You can also get punished in different ways. Team MTG Mint Card came up with a brilliant strategy of drafting really low curve decks in the Jeskai color combinations. Unfortunately, this strategy got spoiled by coverage because they posted a deck that Christian Calcano went 3-0 with. This deck consisted of 6(!) Slither Blades, a card that you could usually wheel very easily. The PT adjusted to this, and I think Day 2 was much harder for their team. No more late Slither Blades for you. I’d be pretty upset if I were one of them, this feels like posting your Constructed deck midway the tournament.
Sometimes you just fail to figure out what the optimal strategy should be. That happened to me at PT Oath of the Gatewatch, which was a double shame as we had the most busted Constructed deck in Eldrazi. My Draft record definitely held me back there. This is a similar problem to bringing a bad Constructed deck. It happens on occasion, and there isn’t much you can do about it. It feels bad, but you shake it off and hope it gets better next time.
The takeaway: figure out the best combinations, even if they just work for you. Become proficient with them, find the one that’s the most open, draft it, and profit. Don’t be afraid to ignore a color completely. Be careful when a strategy becomes over-drafted.

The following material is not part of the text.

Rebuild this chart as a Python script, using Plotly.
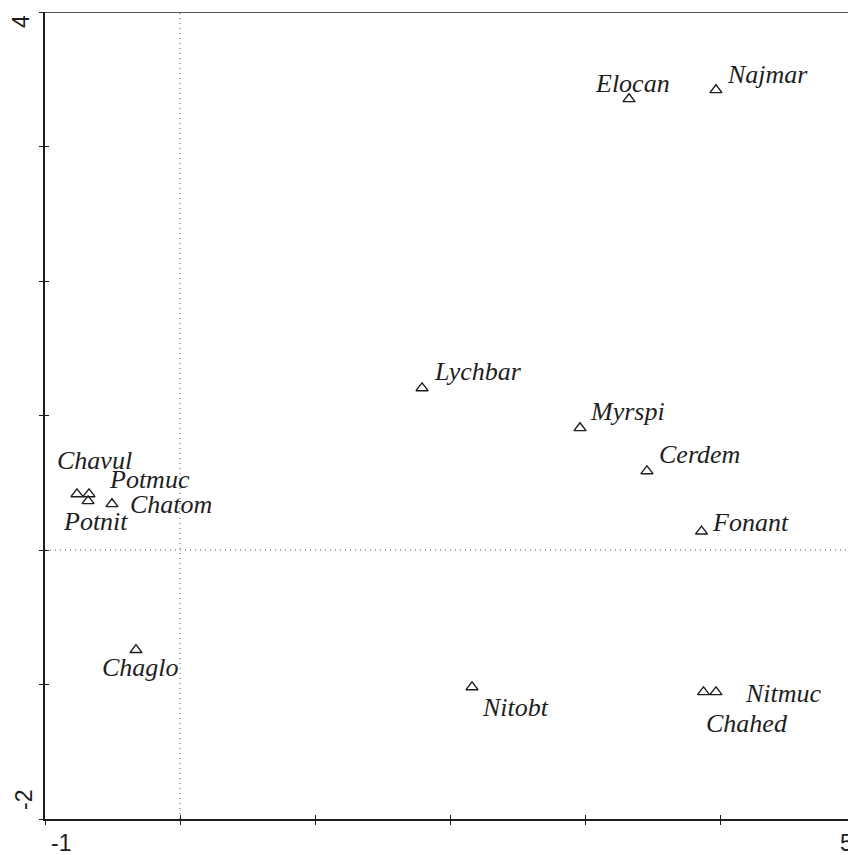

I’m not going to claim that my way of drafting is better than Ben’s. I would probably argue that it isn’t. But his is called the hard way for a reason. My way is easier, and has been working pretty well for me these past couple of years at the PT. I don’t really have the time or the ability to learn how to draft the hard way. I’m worried that because of the early MTGO release, it’s going to become much harder for me to find a success. It’s definitely going to be much harder to draft the strongest color combinations, because people will have it figured out now. But for now, I’ll continue drafting the medium way and I hope it will work for me. What about you?